Higher Cigarette Taxes Mean More Smuggling
(The following article was originally published in the May 15, 2006 edition of the Corpus Christi Caller-Times.)
Here’s a puzzle for lawmakers: If the same percentage of Texans smoke as nationwide—20 percent—why are sales of tax-paid cigarette sales so much lower in Texas? The answer: Texans are smoking millions of bootleg cigarettes smuggled into the state to avoid the tax of 41 cents per pack. A tractor-trailer holds 200,000 packs, so the profit margin is awfully tempting.

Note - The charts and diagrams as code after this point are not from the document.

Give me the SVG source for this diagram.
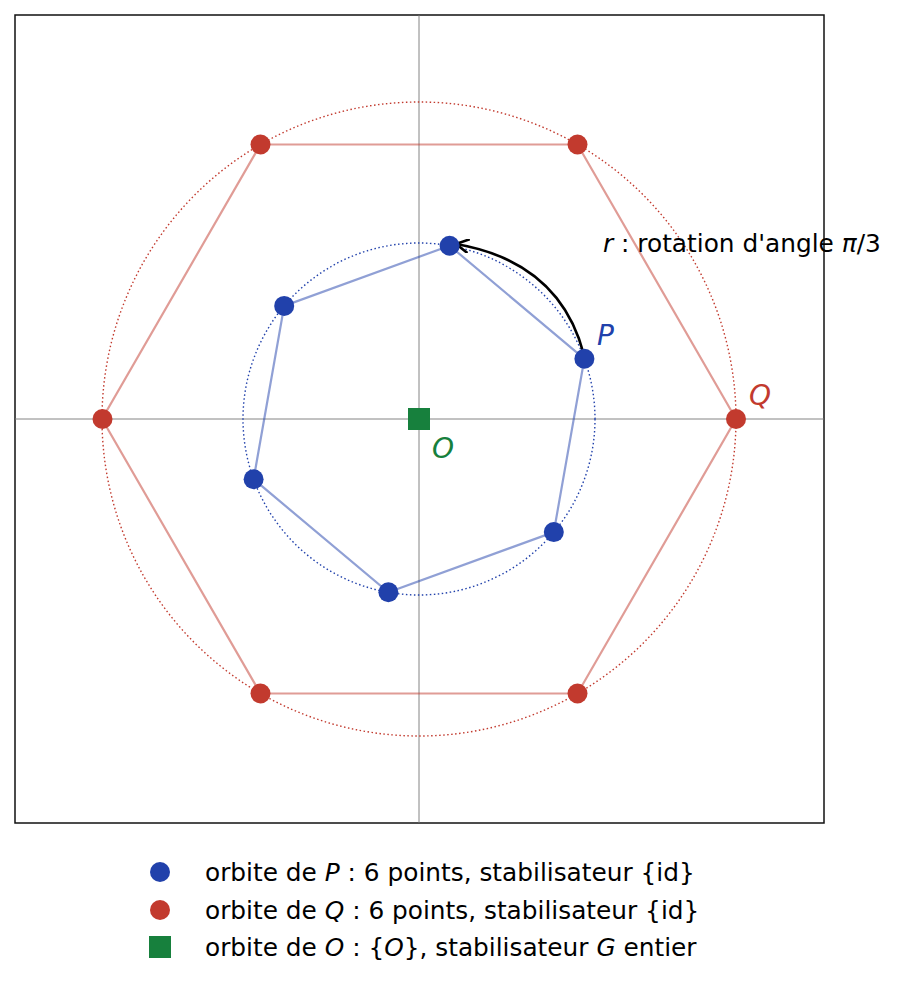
<svg xmlns="http://www.w3.org/2000/svg" width="898" height="987" viewBox="0 0 898 987">
<style>
text{font-family:"DejaVu Sans",sans-serif;font-size:24.8px;fill:#000}
.lab{font-size:28px;font-style:italic}
.bp{fill:#2141ab}.rp{fill:#c23a2e}
</style>
<defs><marker id="ah" viewBox="0 0 12 12" refX="11" refY="6" markerWidth="14" markerHeight="14" orient="auto" markerUnits="userSpaceOnUse"><path d="M0,0 L11,6 L0,12" fill="none" stroke="#000" stroke-width="2.2"/></marker></defs>
<rect x="0" y="0" width="898" height="987" fill="#fff"/>
<g id="axes">
<rect x="15" y="15" width="809" height="808" fill="none" stroke="#111" stroke-width="1.5"/>
<line x1="419" y1="15" x2="419" y2="823" stroke="#777" stroke-width="0.9"/>
<line x1="15" y1="419" x2="824" y2="419" stroke="#777" stroke-width="0.9"/>
<circle cx="419" cy="419" r="317" fill="none" stroke="#c23a2e" stroke-width="1.4" stroke-dasharray="1.5,2.5"/>
<circle cx="419" cy="419" r="176" fill="none" stroke="#2141ab" stroke-width="1.4" stroke-dasharray="1.5,2.5"/>
</g>
<g id="connectors">
<polygon points="736,419 577.5,144.5 260.5,144.5 102,419 260.5,693.5 577.5,693.5" fill="none" stroke="#c23a2e" stroke-opacity="0.5" stroke-width="2.2"/>
<polygon points="584.4,358.8 449.6,245.7 284.2,305.9 253.6,479.2 388.4,592.3 553.8,532.1" fill="none" stroke="#2141ab" stroke-opacity="0.5" stroke-width="2.2"/>
<path d="M584,355 Q560,262 456,244" fill="none" stroke="#000" stroke-width="2.6" marker-end="url(#ah)"/>
</g>
<g id="Q-orbit" class="rp">
<circle cx="736" cy="419" r="10"/><circle cx="577.5" cy="144.5" r="10"/><circle cx="260.5" cy="144.5" r="10"/>
<circle cx="102.5" cy="419" r="10"/><circle cx="260.5" cy="693.5" r="10"/><circle cx="577.5" cy="693.5" r="10"/>
</g>
<g id="P-orbit" class="bp">
<circle cx="584.4" cy="358.8" r="10"/><circle cx="449.6" cy="245.7" r="10"/><circle cx="284.2" cy="305.9" r="10"/>
<circle cx="253.6" cy="479.2" r="10"/><circle cx="388.4" cy="592.3" r="10"/><circle cx="553.8" cy="532.1" r="10"/>
</g>
<g id="O"><rect x="408" y="408" width="22" height="22" fill="#17803d"/></g>
<g id="labels">
<text class="lab" x="597" y="345" style="fill:#2141ab">P</text>
<text class="lab" x="749" y="405" style="fill:#c23a2e">Q</text>
<text class="lab" x="432" y="458" style="fill:#17803d">O</text>
<text x="603" y="252"><tspan font-style="italic">r</tspan> : rotation d'angle <tspan font-style="italic">π</tspan>/3</text>
</g>
<g id="legend">
<circle cx="160" cy="872" r="10" class="bp"/>
<circle cx="160" cy="910" r="10" class="rp"/>
<rect x="149" y="936" width="22" height="22" fill="#17803d"/>
<text x="205" y="881">orbite de <tspan font-style="italic">P</tspan> : 6 points, stabilisateur {id}</text>
<text x="205" y="919">orbite de <tspan font-style="italic">Q</tspan> : 6 points, stabilisateur {id}</text>
<text x="205" y="956">orbite de <tspan font-style="italic">O</tspan> : {<tspan font-style="italic">O</tspan>}, stabilisateur <tspan font-style="italic">G</tspan> entier</text>
</g>
</svg>
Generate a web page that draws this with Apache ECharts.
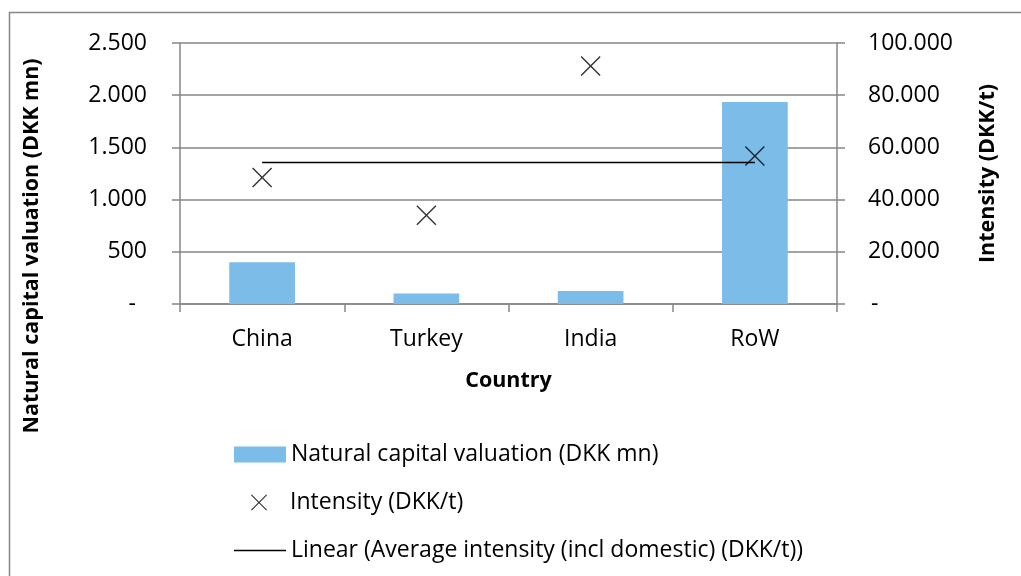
<!DOCTYPE html>
<html>
<head>
<meta charset="utf-8">
<script src="https://cdn.jsdelivr.net/npm/echarts@6/dist/echarts.min.js"></script>
<style>
  html, body { margin: 0; padding: 0; background: #fff; }
  #chart { width: 1021px; height: 576px; }
</style>
</head>
<body>
<div id="chart"></div>
<script>
// ---- data ----
const categories = ['China', 'Turkey', 'India', 'RoW'];
const valuation = [400, 100, 125, 1935];          // DKK mn (left axis)
const intensity = [48450, 34000, 91150, 56700];   // DKK/t (right axis)
const avgIntensity = [54200, 54200, 54200, 54200]; // linear trend (right axis)
const leftTicks = [0, 500, 1000, 1500, 2000, 2500];
const rightTicks = [0, 20000, 40000, 60000, 80000, 100000];

const seriesNames = [
  'Natural capital valuation (DKK mn)',
  'Intensity (DKK/t)',
  'Linear (Average intensity (incl domestic) (DKK/t))'
];

const FONT = '"Open Sans", Lato, sans-serif';
const FS = 23;     // regular text
const FSB = 21.5;  // bold titles
const GRID_COLOR = '#868686';
const X_PATH = 'path://M0,5 L5,0 L50,45 L95,0 L100,5 L55,50 L100,95 L95,100 L50,55 L5,100 L0,95 L45,50 Z';

function fmt(v) {
  return String(v).replace(/\B(?=(\d{3})+(?!\d))/g, '.');
}

const chart = echarts.init(document.getElementById('chart'), null, { renderer: 'canvas' });

const legendText = { fontSize: FS, color: '#000', fontFamily: FONT };

const option = {
  animation: false,
  backgroundColor: '#fff',
  textStyle: { fontFamily: FONT },
  grid: { left: 180, right: 184, top: 43, height: 261, containLabel: false },
  graphic: [
    {
      type: 'rect',
      shape: { x: 9.5, y: 12.5, width: 1100, height: 700 },
      style: { fill: 'none', stroke: GRID_COLOR, lineWidth: 1.5 },
      silent: true, z: -1
    },
    {
      type: 'text',
      x: 32, y: 246,
      rotation: Math.PI / 2,
      style: {
        text: 'Natural capital valuation (DKK mn)',
        font: 'bold ' + FSB + 'px ' + FONT,
        fill: '#000',
        align: 'center',
        verticalAlign: 'middle'
      }
    }
  ],
  legend: [
    {
      data: [seriesNames[0]],
      left: 234, top: 443, padding: 0,
      itemWidth: 52, itemHeight: 16,
      icon: 'rect',
      textStyle: legendText,
      selectedMode: false
    },
    {
      data: [{ name: seriesNames[1], icon: X_PATH }],
      left: 251, top: 491, padding: 0,
      itemWidth: 52, itemHeight: 16,
      itemStyle: { color: '#000', borderWidth: 0 },
      textStyle: legendText,
      selectedMode: false
    },
    {
      data: [{ name: seriesNames[2], icon: 'rect' }],
      left: 234, top: 539, padding: 0,
      itemWidth: 52, itemHeight: 1.5,
      itemStyle: { color: '#000', borderWidth: 0 },
      textStyle: legendText,
      selectedMode: false
    }
  ],
  xAxis: {
    type: 'category',
    data: categories,
    name: 'Country',
    nameLocation: 'middle',
    nameGap: 66,
    nameTextStyle: { fontSize: FSB, fontWeight: 'bold', color: '#000', fontFamily: FONT },
    axisLine: { lineStyle: { color: GRID_COLOR, width: 1.5 } },
    axisTick: { show: true, length: 8, lineStyle: { color: GRID_COLOR, width: 1.5 } },
    axisLabel: { fontSize: FS, color: '#000', margin: 24, fontFamily: FONT },
    splitLine: { show: false }
  },
  yAxis: [
    {
      type: 'value',
      min: leftTicks[0], max: leftTicks[leftTicks.length - 1], interval: 500,
      position: 'left',
      axisLine: { show: true, lineStyle: { color: GRID_COLOR, width: 1.5 } },
      axisTick: { show: true, length: 8, lineStyle: { color: GRID_COLOR, width: 1.5 } },
      axisLabel: {
        fontSize: FS, color: '#000', margin: 33, fontFamily: FONT,
        formatter: v => v === 0 ? '{d|-}' : fmt(v),
        rich: { d: { fontSize: FS, color: '#000', fontFamily: FONT, padding: [0, 11, 0, 0] } }
      },
      splitLine: { show: true, lineStyle: { color: GRID_COLOR, width: 1.5 } }
    },
    {
      type: 'value',
      min: rightTicks[0], max: rightTicks[rightTicks.length - 1], interval: 20000,
      position: 'right',
      name: 'Intensity (DKK/t)',
      nameLocation: 'middle',
      nameRotate: 90,
      nameGap: 140,
      nameTextStyle: { fontSize: FSB, fontWeight: 'bold', color: '#000', fontFamily: FONT },
      axisLine: { show: true, lineStyle: { color: GRID_COLOR, width: 1.5 } },
      axisTick: { show: true, length: 8, lineStyle: { color: GRID_COLOR, width: 1.5 } },
      axisLabel: {
        fontSize: FS, color: '#000', margin: 31, fontFamily: FONT,
        formatter: v => v === 0 ? '{d|-}' : fmt(v),
        rich: { d: { fontSize: FS, color: '#000', fontFamily: FONT, padding: [0, 0, 0, 3] } }
      },
      splitLine: { show: false }
    }
  ],
  series: [
    {
      name: seriesNames[0],
      type: 'bar',
      yAxisIndex: 0,
      data: valuation,
      barCategoryGap: '60%',
      itemStyle: { color: '#7BBDE8' },
      z: 2
    },
    {
      name: seriesNames[1],
      type: 'scatter',
      yAxisIndex: 1,
      data: intensity,
      symbol: X_PATH,
      symbolSize: 20,
      itemStyle: { color: '#000' },
      z: 4
    },
    {
      name: seriesNames[2],
      type: 'line',
      yAxisIndex: 1,
      data: avgIntensity,
      symbol: 'none',
      showSymbol: false,
      lineStyle: { color: '#000', width: 1.5 },
      itemStyle: { color: '#000' },
      z: 3
    }
  ]
};

chart.setOption(option);
</script>
</body>
</html>
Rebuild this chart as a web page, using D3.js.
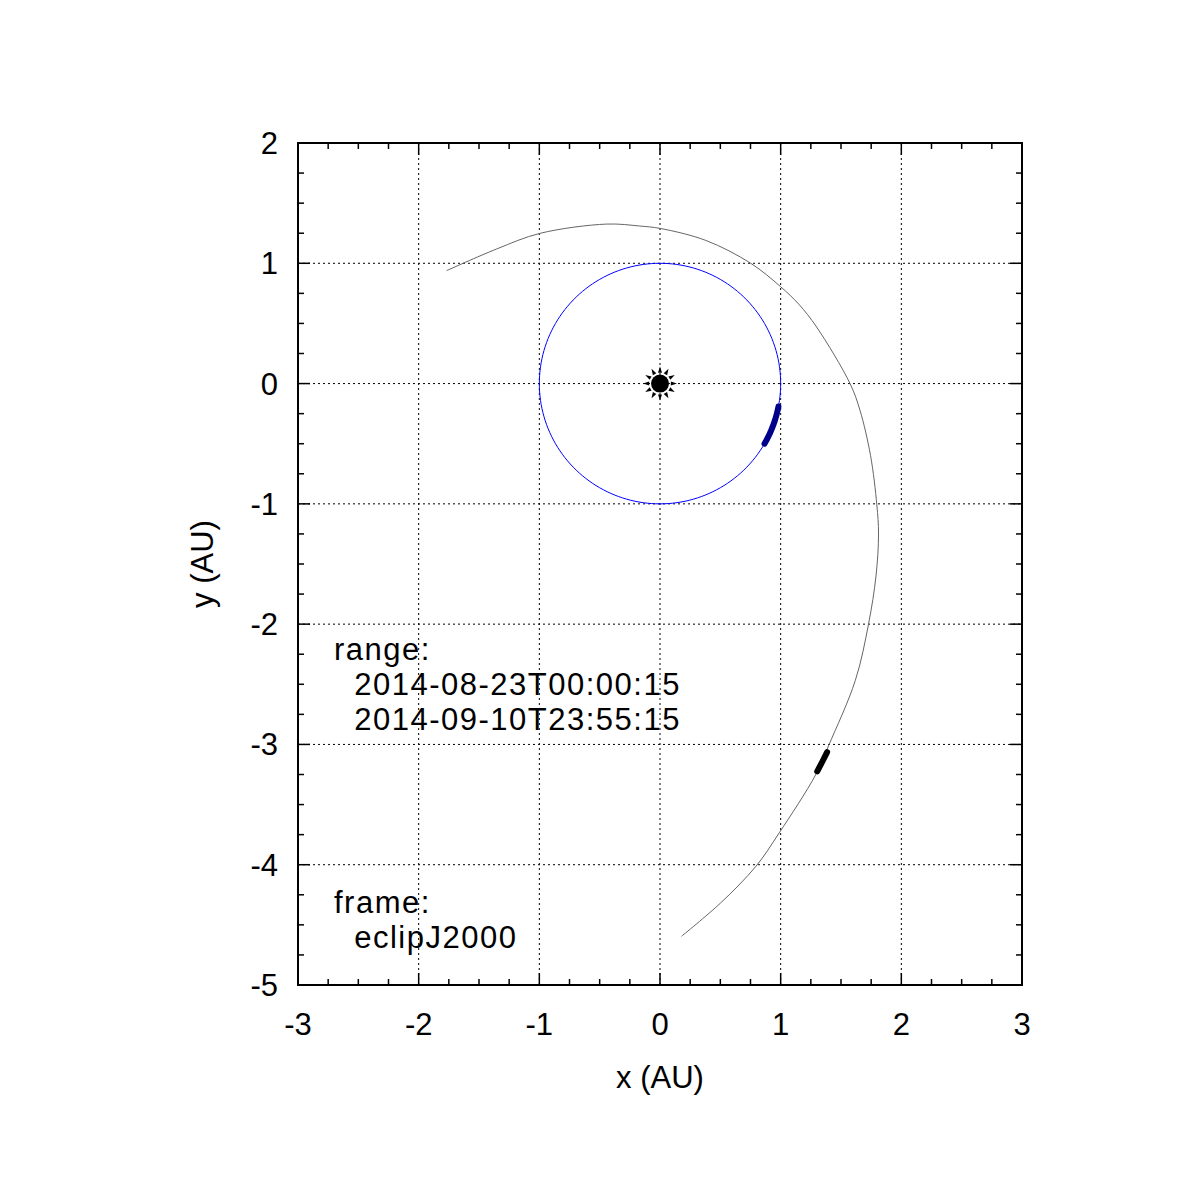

Now the Texas Legislature has voted to hike the cigarette tax by a dollar a pack, adding $200,000 to the profit in that trailer full of bootleg cigarettes. If the biggest cigarette tax hike in Texas’s history passes, the smugglers will be all smiles.
Bootleg cigarettes Texas has a long history of cigarette tax evasion. Serious problems began in the early 1950s, but they got much worse after the state hiked the tax to 18.5 cents per pack in 1972 (about 87 cents in today’s dollars). Smugglers brought them in by the truckload from low-tax states, from Mexico and even from ocean-going ships, affixing counterfeit tax stamps and selling them retail.
Texas’ response was to spend more on enforcement. That yielded some violent clashes with smugglers but didn’t solve the problem. By the mid-1970s, federal authorities estimated that Texas’ daily influx of bootleg cigarettes was more than 700,000 packs.
This law enforcement nightmare discouraged legislators from additional tax hikes during the mid-1970s and early-1980s. This allowed the era’s high inflation to effectively reduce the tax, and therefore the smugglers’ profit, by more than half. By 1983 a federal report found that cigarette bootlegging in the state had declined dramatically.
Unfortunately, lawmakers’ memories are woefully short when it comes to the harmful effects of excessive taxation. Since 1985, tax hikes have raised the state’s cigarette tax to its current level of 41 cents per pack. Predictably, smuggling has surged and tax-paid sales have declined.
Tax evasion is by no means the only crime that will rise in the wake of a much higher cigarette tax. Cigarettes are often the product of choice for thieves since they’re quickly sold for cash in the black market. Other states that have hiked their cigarette tax rates by a dollar, as proposed in Texas, have endured crime waves that threatened innocent shopkeepers, truck drivers and clerks and even resulted in numerous murders.
Texas legislators may have thought that the big tax reform package would raise necessary revenue while causing the least harm to the economy.
Unfortunately, by ignoring lessons from the past, they have included a cigarette tax hike that will worsen what has always been one of the state’s most troublesome taxes.
Patrick Fleenor is chief economist of the Tax Foundation and author of “Cigarette Taxes, Black Markets, and Crime” published by the Cato Institute.